De nuevo nos encontramos ante las dos Españas, que prácticamente se reproducen en todas las regiones o autonomías. Yo siempre digo, y esto trasciende la literatura, que si el estado autonómico se creó para equilibrar el país demográfica, económica y políticamente ha sido un fracaso, porque no solo el centralismo en Madrid es cada vez mayor y las diferencias entre comunidades también, sino que dentro de las propias autonomías, exceptuando quizá València y el País Vasco un poco, se reproducen esas dos Españas creciente y menguante y Aragón es el paradigma. Dos tercios de los aragoneses viven en Zaragoza y los demás se diseminan por el territorio restante. Y ese contraste también se observa en el libro, porque un viaje da para muchas reflexiones como esta.

Finalizamos con una cita de tu texto: «Nadie vuelve de una batalla siendo el que era»… Es el mismo Llamazares el que inició la singladura de este libro y el que le puso el punto final? Qué te ha aportado su escritura? 

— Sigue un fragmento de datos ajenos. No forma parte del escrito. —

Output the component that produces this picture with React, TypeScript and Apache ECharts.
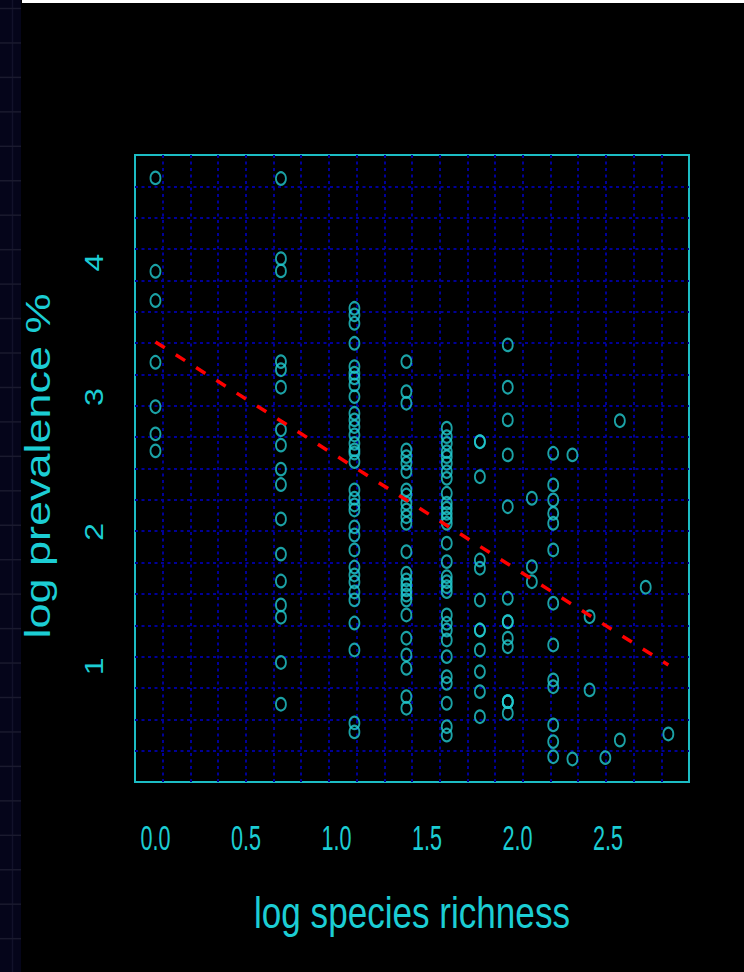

Nadie vuelve de un viaje siendo la misma persona que lo empezó, y menos de un viaje bélico. No sé exactamente en qué grado, pero algo me ha cambiado. Quizá he entendido mucho más no solo el silencio de mi padre y de los que hicieron la guerra, sino también la esencia de este país. Como decía hace un momento, un viaje provoca reflexiones de muchos tipos, y ese flujo continuo de pensamientos te remueve por dentro y tú vas cambiando y enriqueciéndote con esas reflexiones.